• [DIRECTIONS FOR THIS TASK]: Quote the lines that run from the line containing "Generate a web" down to the line containing "const yTicks = [-1, -0.5, 0, 0.5, 1];". Include both of those lines, reproduce each exactly, and omit everything else.

• [STORED ROWS]:
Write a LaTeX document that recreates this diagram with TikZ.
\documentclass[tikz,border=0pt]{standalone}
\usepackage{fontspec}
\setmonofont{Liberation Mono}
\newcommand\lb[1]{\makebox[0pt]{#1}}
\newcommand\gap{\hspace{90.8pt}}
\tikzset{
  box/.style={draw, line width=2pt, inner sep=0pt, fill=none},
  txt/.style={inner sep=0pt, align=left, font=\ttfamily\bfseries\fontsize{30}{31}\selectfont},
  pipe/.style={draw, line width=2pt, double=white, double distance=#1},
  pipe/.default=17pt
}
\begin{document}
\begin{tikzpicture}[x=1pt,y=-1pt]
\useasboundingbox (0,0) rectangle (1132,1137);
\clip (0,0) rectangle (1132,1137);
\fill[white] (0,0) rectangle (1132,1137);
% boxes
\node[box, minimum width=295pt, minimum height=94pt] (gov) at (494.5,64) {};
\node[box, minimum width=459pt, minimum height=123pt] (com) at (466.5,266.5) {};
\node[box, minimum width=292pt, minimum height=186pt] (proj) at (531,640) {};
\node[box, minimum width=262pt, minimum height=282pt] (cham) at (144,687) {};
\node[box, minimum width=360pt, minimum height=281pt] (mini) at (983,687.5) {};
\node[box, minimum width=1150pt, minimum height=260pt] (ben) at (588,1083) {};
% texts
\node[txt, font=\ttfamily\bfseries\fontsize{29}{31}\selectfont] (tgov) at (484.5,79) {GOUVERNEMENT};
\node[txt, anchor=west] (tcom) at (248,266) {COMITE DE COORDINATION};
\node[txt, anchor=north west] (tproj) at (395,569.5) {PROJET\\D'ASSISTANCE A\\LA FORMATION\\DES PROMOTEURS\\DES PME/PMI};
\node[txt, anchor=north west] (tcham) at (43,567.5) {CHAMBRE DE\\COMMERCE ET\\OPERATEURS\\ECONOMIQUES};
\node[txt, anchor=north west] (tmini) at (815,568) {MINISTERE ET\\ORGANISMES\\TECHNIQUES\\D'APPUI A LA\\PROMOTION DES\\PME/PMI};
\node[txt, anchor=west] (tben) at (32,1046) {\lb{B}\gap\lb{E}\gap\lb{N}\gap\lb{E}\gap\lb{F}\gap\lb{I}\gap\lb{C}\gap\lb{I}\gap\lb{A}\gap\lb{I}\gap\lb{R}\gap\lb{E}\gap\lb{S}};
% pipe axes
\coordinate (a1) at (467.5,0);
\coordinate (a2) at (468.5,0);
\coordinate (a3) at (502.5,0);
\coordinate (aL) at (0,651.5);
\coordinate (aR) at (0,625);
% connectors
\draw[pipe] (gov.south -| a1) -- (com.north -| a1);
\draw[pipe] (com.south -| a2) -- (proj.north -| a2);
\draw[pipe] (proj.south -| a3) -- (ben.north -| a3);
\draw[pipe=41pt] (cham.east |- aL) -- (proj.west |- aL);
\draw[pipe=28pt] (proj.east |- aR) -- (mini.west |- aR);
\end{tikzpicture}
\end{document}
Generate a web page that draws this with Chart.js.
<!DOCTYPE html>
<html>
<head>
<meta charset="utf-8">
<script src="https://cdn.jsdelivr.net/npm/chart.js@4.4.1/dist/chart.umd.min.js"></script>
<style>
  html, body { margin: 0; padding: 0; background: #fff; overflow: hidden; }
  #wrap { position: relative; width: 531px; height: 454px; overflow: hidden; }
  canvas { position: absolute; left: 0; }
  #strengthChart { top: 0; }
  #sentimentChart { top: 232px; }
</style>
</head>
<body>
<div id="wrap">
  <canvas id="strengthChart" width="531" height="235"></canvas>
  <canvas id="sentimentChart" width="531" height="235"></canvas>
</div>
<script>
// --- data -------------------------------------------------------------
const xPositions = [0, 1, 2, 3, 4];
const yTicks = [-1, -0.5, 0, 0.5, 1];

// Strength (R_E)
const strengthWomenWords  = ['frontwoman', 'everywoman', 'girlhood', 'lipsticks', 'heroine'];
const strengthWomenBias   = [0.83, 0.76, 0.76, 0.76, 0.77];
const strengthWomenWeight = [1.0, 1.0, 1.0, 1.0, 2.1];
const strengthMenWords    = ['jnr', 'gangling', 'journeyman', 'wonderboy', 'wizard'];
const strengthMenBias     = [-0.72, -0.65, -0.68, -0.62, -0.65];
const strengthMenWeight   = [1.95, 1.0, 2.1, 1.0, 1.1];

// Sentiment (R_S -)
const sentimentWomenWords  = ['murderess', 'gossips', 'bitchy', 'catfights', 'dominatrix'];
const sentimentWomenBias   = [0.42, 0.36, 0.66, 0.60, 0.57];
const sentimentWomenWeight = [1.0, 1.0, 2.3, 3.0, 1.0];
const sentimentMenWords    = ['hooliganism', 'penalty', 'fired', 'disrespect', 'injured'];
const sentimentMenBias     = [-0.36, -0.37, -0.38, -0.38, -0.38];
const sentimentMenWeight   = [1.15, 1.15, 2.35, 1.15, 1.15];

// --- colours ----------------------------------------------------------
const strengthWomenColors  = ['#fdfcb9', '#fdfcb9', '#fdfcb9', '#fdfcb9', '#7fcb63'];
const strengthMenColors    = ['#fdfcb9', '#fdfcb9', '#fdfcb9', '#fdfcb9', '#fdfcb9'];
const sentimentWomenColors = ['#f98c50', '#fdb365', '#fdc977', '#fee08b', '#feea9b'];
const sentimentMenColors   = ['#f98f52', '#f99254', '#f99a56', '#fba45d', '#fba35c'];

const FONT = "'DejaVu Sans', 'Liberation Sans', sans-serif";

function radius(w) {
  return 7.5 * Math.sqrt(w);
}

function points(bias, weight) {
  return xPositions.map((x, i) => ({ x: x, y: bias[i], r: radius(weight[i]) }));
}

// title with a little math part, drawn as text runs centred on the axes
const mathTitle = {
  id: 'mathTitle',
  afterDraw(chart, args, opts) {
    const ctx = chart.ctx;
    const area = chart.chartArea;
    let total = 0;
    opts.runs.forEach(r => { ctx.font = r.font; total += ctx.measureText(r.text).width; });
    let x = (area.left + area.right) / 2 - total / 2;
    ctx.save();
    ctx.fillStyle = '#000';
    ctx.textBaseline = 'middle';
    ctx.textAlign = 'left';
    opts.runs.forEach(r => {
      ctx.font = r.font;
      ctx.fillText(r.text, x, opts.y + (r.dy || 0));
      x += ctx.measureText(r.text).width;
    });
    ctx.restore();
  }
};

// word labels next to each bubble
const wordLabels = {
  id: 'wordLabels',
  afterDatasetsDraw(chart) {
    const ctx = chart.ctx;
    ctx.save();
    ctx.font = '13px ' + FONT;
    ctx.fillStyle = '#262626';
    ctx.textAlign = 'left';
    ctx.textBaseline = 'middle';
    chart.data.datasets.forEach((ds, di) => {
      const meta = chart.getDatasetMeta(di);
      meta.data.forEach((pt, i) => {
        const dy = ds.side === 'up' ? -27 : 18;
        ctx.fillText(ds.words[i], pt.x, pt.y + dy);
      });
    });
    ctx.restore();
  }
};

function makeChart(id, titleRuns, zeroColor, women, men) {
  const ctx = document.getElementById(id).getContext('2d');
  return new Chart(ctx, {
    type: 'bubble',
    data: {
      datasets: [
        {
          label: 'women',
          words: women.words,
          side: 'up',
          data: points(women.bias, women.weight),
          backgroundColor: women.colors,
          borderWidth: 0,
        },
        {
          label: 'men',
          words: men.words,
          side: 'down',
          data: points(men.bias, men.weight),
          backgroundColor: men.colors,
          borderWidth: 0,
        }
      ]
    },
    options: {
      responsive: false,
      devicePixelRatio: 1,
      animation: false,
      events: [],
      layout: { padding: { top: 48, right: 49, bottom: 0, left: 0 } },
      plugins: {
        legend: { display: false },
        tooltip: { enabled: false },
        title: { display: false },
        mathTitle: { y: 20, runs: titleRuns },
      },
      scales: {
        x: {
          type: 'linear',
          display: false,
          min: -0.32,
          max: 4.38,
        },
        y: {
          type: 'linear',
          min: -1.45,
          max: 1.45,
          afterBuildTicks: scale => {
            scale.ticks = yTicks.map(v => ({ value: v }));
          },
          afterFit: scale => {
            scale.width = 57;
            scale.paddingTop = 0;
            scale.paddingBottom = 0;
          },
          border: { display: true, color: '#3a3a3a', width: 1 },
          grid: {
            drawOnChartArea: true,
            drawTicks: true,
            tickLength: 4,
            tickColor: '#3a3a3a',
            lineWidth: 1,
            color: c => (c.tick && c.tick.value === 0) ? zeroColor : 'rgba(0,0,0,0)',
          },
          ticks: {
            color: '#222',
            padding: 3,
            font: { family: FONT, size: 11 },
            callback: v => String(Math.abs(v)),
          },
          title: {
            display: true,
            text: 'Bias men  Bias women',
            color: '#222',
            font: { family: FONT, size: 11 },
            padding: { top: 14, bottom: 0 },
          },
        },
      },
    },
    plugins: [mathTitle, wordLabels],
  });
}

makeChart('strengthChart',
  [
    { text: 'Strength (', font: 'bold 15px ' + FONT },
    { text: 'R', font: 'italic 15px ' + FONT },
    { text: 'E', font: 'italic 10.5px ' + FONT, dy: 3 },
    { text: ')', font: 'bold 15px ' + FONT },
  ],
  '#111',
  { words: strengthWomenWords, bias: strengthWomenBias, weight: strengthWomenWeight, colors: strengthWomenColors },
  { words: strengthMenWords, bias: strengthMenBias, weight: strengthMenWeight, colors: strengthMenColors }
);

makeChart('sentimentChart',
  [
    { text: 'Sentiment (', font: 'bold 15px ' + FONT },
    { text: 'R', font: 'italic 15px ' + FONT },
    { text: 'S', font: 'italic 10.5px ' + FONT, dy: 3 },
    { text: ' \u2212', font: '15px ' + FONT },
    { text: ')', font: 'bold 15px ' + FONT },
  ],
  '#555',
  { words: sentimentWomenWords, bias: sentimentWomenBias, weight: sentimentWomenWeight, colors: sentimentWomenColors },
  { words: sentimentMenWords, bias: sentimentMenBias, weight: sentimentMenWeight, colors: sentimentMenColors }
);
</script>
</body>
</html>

• [EXERCISE SOLUTION]:
Generate a web page that draws this with Chart.js.
<!DOCTYPE html>
<html>
<head>
<meta charset="utf-8">
<script src="https://cdn.jsdelivr.net/npm/chart.js@4.4.1/dist/chart.umd.min.js"></script>
<style>
  html, body { margin: 0; padding: 0; background: #fff; overflow: hidden; }
  #wrap { position: relative; width: 531px; height: 454px; overflow: hidden; }
  canvas { position: absolute; left: 0; }
  #strengthChart { top: 0; }
  #sentimentChart { top: 232px; }
</style>
</head>
<body>
<div id="wrap">
  <canvas id="strengthChart" width="531" height="235"></canvas>
  <canvas id="sentimentChart" width="531" height="235"></canvas>
</div>
<script>
// --- data -------------------------------------------------------------
const xPositions = [0, 1, 2, 3, 4];
const yTicks = [-1, -0.5, 0, 0.5, 1];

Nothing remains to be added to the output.